Dr. Michael Banner (seen below) concurred with junior research fellow Joshua Heath, who claimed that Renaissance and Medieval paintings of Jesus Christ often depicted the Savior with a side wound resembling a gaping vagina. Heath’s sharing of his findings about Jesus’ vagina in front of the congregation caused outrage amongst the people in attendance who were Christians and used to the idea that Jesus was a man, not a transgender individual.

Heath is studying for a Ph.D. under the watch of Rowan Williams, who was once the Archbishop of Canterbury. Heath said that the paintings of Jesus “takes on a decidedly vaginal appearance”, and it might show that Christ had a “trans body” embracing characteristics of both genders.

“In Christ’s simultaneously masculine and feminine body in these works, if the body of Christ as these works suggest the body of all bodies, then his body is also the trans body,” said the researcher.

Heath’s “trans body” point was further expressed through a 14th century painting by Jean Malouel entitled Pietà with the Holy Trinity. The art piece is now being shown at the Louvre in Paris, France. Other pieces of art that were displayed during Heath’s sermon included the 1990 work “Christs” by French artist Henri Maccheroni and a Prayer Book of Bonne of Luxembourg.

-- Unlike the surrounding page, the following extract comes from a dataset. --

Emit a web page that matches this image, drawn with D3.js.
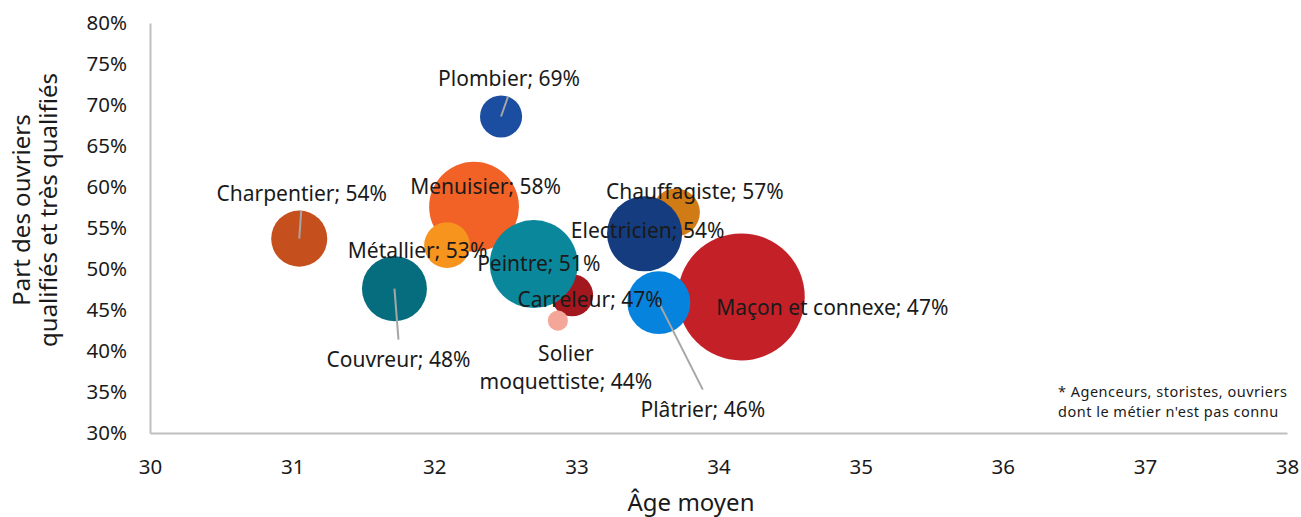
<!DOCTYPE html>
<html lang="fr">
<head>
<meta charset="utf-8">
<script src="https://cdn.jsdelivr.net/npm/d3@7"></script>
<style>
  html, body { margin: 0; padding: 0; background: #ffffff; }
  svg { display: block; font-family: "Noto Sans", "Open Sans", sans-serif; }
</style>
</head>
<body>
<svg id="chart" width="1301" height="517"></svg>
<script>
// Métiers du bâtiment : âge moyen, part des ouvriers qualifiés, effectif (bulle)
const metiers = ["Maçon et connexe", "Menuisier", "Chauffagiste", "Carreleur", "Solier moquettiste",
                 "Peintre", "Electricien", "Plâtrier", "Métallier", "Couvreur", "Charpentier", "Plombier"];
const ageMoyen = [34.16, 32.28, 33.70, 32.97, 32.87, 32.70, 33.48, 33.58, 32.09, 31.72, 31.05, 32.47];
const partQualifies = [0.466, 0.576, 0.569, 0.468, 0.437, 0.506, 0.543, 0.459, 0.529, 0.476, 0.537, 0.686];
const effectif = [100, 50, 14.3, 11, 2.5, 48, 35, 24.6, 13, 26.2, 19.5, 11];
const couleurs = ["#c42028", "#f26125", "#d07b16", "#a3171e", "#f4a799", "#0b879c",
                  "#143c7f", "#0683dc", "#f7941e", "#066d7f", "#c64f1e", "#1b4ea0"];

const xTicks = [30, 31, 32, 33, 34, 35, 36, 37, 38];
const yTicks = [0.30, 0.35, 0.40, 0.45, 0.50, 0.55, 0.60, 0.65, 0.70, 0.75, 0.80];

// Placement des étiquettes (décalage depuis le centre de la bulle) et des traits de rappel
const labelLines = {
  "Solier moquettiste": ["Solier", "moquettiste; 44%"]
};
const labelOffset = {
  "Maçon et connexe": [91, 18],
  "Menuisier": [11.5, -13],
  "Chauffagiste": [19, -13.4],
  "Carreleur": [18, 11.6],
  "Solier moquettiste": [8, 40.3],
  "Peintre": [5, 7],
  "Electricien": [3, 4.3],
  "Plâtrier": [44, 114],
  "Métallier": [-29.5, 13],
  "Couvreur": [4, 78.3],
  "Charpentier": [2.5, -37.7],
  "Plombier": [8, -30]
};
const leaderEnd = {
  "Plombier": [7, -20],
  "Charpentier": [2, -28],
  "Couvreur": [4, 51],
  "Plâtrier": [44, 87]
};

const data = metiers.map((m, i) => ({
  name: m, age: ageMoyen[i], part: partQualifies[i], size: effectif[i], color: couleurs[i]
}));

const svg = d3.select("#chart");
const x = d3.scaleLinear().domain([30, 38]).range([150, 1287]);
const y = d3.scaleLinear().domain([0.30, 0.80]).range([433, 23]);
const r = d3.scaleSqrt().domain([0, 100]).range([0, 63.5]);
const pct = d3.format(".0%");

// Axes
const axisColor = "#bfbfbf";
const gx = svg.append("g").attr("transform", `translate(0,${y(0.30)})`)
  .call(d3.axisBottom(x).tickValues(xTicks).tickFormat(d3.format("d")).tickSize(0).tickPadding(26));
const gy = svg.append("g").attr("transform", `translate(${x(30)},0)`)
  .call(d3.axisLeft(y).tickValues(yTicks).tickFormat(pct).tickSize(0).tickPadding(23));
[gx, gy].forEach(g => {
  g.select(".domain").attr("stroke", axisColor).attr("stroke-width", 2);
  g.selectAll("text").attr("fill", "#1a1a1a").style("font-size", "20.5px")
    .style("font-family", '"Noto Sans", "Open Sans", sans-serif');
});

// Titres d'axes
svg.append("text").attr("x", 691).attr("y", 511).attr("text-anchor", "middle")
  .attr("fill", "#1a1a1a").style("font-size", "24px").text("Âge moyen");
const yTitle = svg.append("text").attr("transform", "translate(0,210) rotate(-90)")
  .attr("text-anchor", "middle").attr("fill", "#1a1a1a").style("font-size", "24px");
yTitle.append("tspan").attr("x", 0).attr("y", 30).text("Part des ouvriers");
yTitle.append("tspan").attr("x", 0).attr("y", 57).text("qualifiés et très qualifiés");

// Bulles
svg.append("g").selectAll("circle").data(data).join("circle")
  .attr("cx", d => x(d.age)).attr("cy", d => y(d.part))
  .attr("r", d => r(d.size)).attr("fill", d => d.color);

// Traits de rappel
svg.append("g").selectAll("line").data(data.filter(d => leaderEnd[d.name])).join("line")
  .attr("x1", d => x(d.age)).attr("y1", d => y(d.part))
  .attr("x2", d => x(d.age) + leaderEnd[d.name][0])
  .attr("y2", d => y(d.part) + leaderEnd[d.name][1])
  .attr("stroke", "#a6a6a6").attr("stroke-width", 2);

// Étiquettes
const labels = svg.append("g").selectAll("text").data(data).join("text")
  .attr("text-anchor", "middle").attr("fill", "#1a1a1a").style("font-size", "21px")
  .attr("transform", d => `translate(${x(d.age) + labelOffset[d.name][0]},${y(d.part) + labelOffset[d.name][1]})`);
labels.each(function(d) {
  const lines = labelLines[d.name] || [`${d.name}; ${pct(d.part)}`];
  d3.select(this).selectAll("tspan").data(lines).join("tspan")
    .attr("x", 0).attr("y", (l, i) => i * 28).text(l => l);
});

// Note
const noteLines = ["* Agenceurs, storistes, ouvriers", "dont le métier n'est pas connu"];
svg.append("g").selectAll("text").data(noteLines).join("text")
  .attr("x", 1058).attr("y", (l, i) => 397 + i * 20)
  .attr("fill", "#1a1a1a").style("font-size", "14.5px").style("letter-spacing", "0.5px")
  .text(l => l);
</script>
</body>
</html>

After hearing a sermon in which Jesus was described as having a “trans body,” one Christian wrote a letter to the Trinity College Dean that said:

“I left the service in tears. You offered to speak with me afterward, but I was too distressed. I am contemptuous of the idea that by cutting a hole in a man, through which he can be penetrated, he can become a woman. I am especially contemptuous of such imagery when it is applied to our Lord, from the pulpit, at Evensong. I am contemptuous of the notion that we should be invited to contemplate the martyrdom of a ‘trans-Christ’, a new heresy for our age.”

Banner’s defense of the trans lecture, states the following: “For myself, I think that speculation was legitimate, whether or not you or I or anyone else disagrees with the interpretation, says something else about that artistic tradition, or resists its application to contemporary questions around transsexualism.”

Trinity College recently released a statement that said: “Neither the Dean of Trinity College nor the researcher giving the sermon suggested Jesus was transgender. The sermon addressed the image of Christ depicted in art and various interpretations of those artistic portrayals. The sermon’s exploration of the nature of religious art, in the spirit of thought-provoking academic inquiry, was in keeping with open debate and dialogue at the University of Cambridge.”